Nottingham's first newspaper was probably The Weekly Courant, published by William Ayscough in August, 1712. It was followed by The Nottingham Post in 1716. In 1723 Ayscough took over the Post and later that year he published The Nottingham Weekly Courant. The Courant lasted until 1769, when Samuel Cresswell bought it and in 1787 changed its name to The Nottingham Journal. In 1775 he was joined by George Burbage and Cresswell and Burbage's Nottingham Journal came into existence. Later Burbage became sole owner. On his death it was purchased by George Stretton. On Stretton's retirement in 1832 it was purchased by John Hicklin and Job Bradshaw. In 1841 it became Bradshaw's property.
In 1860 they occupied new premises on Pelham Street, Nottingham, built to designs by the architect Robert Clarke.
In 1887 it was incorporated in the Nottingham Daily Express which was renamed the Nottingham Journal in 1918.
In 1953 the Guardian Journal was formed by a merger of the Nottingham Guardian and Nottingham Journal.
The writer Graham Greene was a sub-editor on The Nottingham Journal before joining The Times; he then launched his career as a novelist.

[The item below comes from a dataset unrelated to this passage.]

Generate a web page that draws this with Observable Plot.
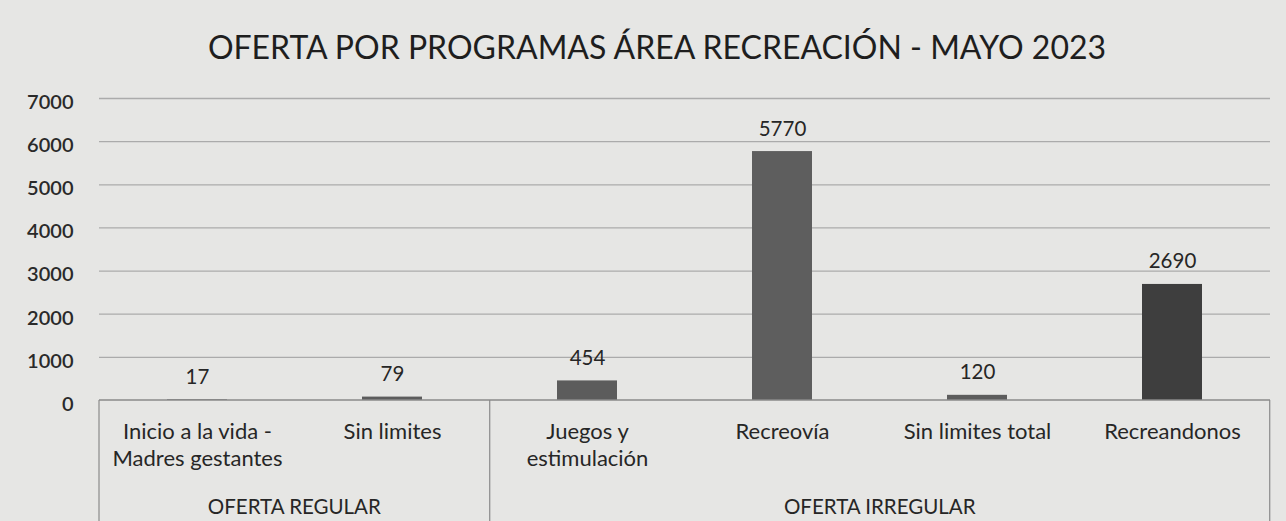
<!DOCTYPE html>
<html>
<head>
<meta charset="utf-8">
<script src="https://cdn.jsdelivr.net/npm/d3@7"></script>
<script src="https://cdn.jsdelivr.net/npm/@observablehq/plot@0.6"></script>
<style>
  html, body { margin: 0; padding: 0; background: #e6e6e4; }
  #chart svg { display: block; background: #e6e6e4; }
</style>
</head>
<body>
<div id="chart"></div>
<script>
const title = "OFERTA POR PROGRAMAS ÁREA RECREACIÓN - MAYO 2023";
const categories = ["Inicio a la vida -\nMadres gestantes", "Sin limites", "Juegos y\nestimulación", "Recreovía", "Sin limites total", "Recreandonos"];
const values = [17, 79, 454, 5770, 120, 2690];
const groups = ["OFERTA REGULAR", "OFERTA REGULAR", "OFERTA IRREGULAR", "OFERTA IRREGULAR", "OFERTA IRREGULAR", "OFERTA IRREGULAR"];
const yTicks = [0, 1000, 2000, 3000, 4000, 5000, 6000, 7000];
const barPalette = ["#5c5c5c", "#5c5c5c", "#5c5c5c", "#5e5e5e", "#5c5c5c", "#3e3e3e"];

const data = categories.map((c, i) => ({category: c, value: values[i], group: groups[i]}));
const groupNames = [...new Set(groups)];
const FONT = "Lato, 'Open Sans', sans-serif";
const INK = "#262626";

// custom mark: multi-level category axis box + group labels
function groupAxis(index, scales, values_, dimensions) {
  const x = scales.x;
  const step = x(categories[1]) - x(categories[0]);
  const bw = step * (1 - 0.69);
  const center = c => x(c) + bw / 2;
  const {height, marginBottom, marginLeft, width, marginRight} = dimensions;
  const y0 = height - marginBottom;
  const g = d3.create("svg:g");
  const left = marginLeft, right = width - marginRight;
  g.append("line").attr("x1", left).attr("x2", right).attr("y1", y0).attr("y2", y0)
    .attr("stroke", "#8a8a8a").attr("stroke-width", 1.5);
  const bounds = [left];
  groupNames.forEach(name => {
    const cats = categories.filter((c, i) => groups[i] === name);
    const last = cats[cats.length - 1];
    bounds.push(Math.min(right, center(last) + step / 2));
  });
  bounds.forEach(bx => {
    g.append("line").attr("x1", bx).attr("x2", bx).attr("y1", y0).attr("y2", height)
      .attr("stroke", "#8a8a8a").attr("stroke-width", 1.2);
  });
  groupNames.forEach((name, k) => {
    g.append("text").attr("x", (bounds[k] + bounds[k + 1]) / 2).attr("y", y0 + 114)
      .attr("text-anchor", "middle").attr("font-family", FONT).attr("font-size", 20.5)
      .attr("fill", INK).text(name);
  });
  return g.node();
}

const chart = Plot.plot({
  width: 1286,
  height: 521,
  marginTop: 98,
  marginBottom: 121,
  marginLeft: 99,
  marginRight: 16,
  style: {fontFamily: FONT, background: "#e6e6e4", color: INK},
  x: {domain: categories, paddingInner: 0.69, paddingOuter: 0.345, label: null},
  y: {domain: [0, 7000], label: null},
  color: {domain: categories, range: barPalette},
  marks: [
    Plot.ruleY(yTicks.filter(t => t > 0), {stroke: "#ababab", strokeWidth: 1.3}),
    Plot.axisY({ticks: yTicks, tickFormat: d => String(d), tickSize: 0, tickPadding: 26, dy: 4, fontSize: 20, fontWeight: 600, fill: "#2a2a2a", label: null}),
    Plot.axisX({tickSize: 0, tickPadding: 19, fontSize: 22, lineHeight: 1.23, fill: INK, label: null}),
    Plot.barY(data, {x: "category", y: "value", fill: "category"}),
    Plot.text(data, {x: "category", y: "value", text: d => String(d.value), lineAnchor: "bottom", dy: -16, fontSize: 20.5, fill: INK}),
    Plot.text([title], {frameAnchor: "top", dx: -28, dy: -62.5, fontSize: 32, fill: "#1e1e1e", text: d => d}),
    groupAxis
  ]
});
document.getElementById("chart").appendChild(chart);
</script>
</body>
</html>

J. M. Barrie worked at the Nottingham Journal from 1883 to 1884 at three guineas a week, hand-writing daily leaders and Monday columns under the pseudonym Hippomenes, along with whimsical Thursday essays attributed to A Modern Peripatetic. A colleague described him as "a craftsman to his finger tips". The impressions he gained from this period took tangible form in his novel of provincial life, When a Man's Single, which first appeared as a serial in the British Weekly.
Cecil Roberts was editor from 1920 to 1925.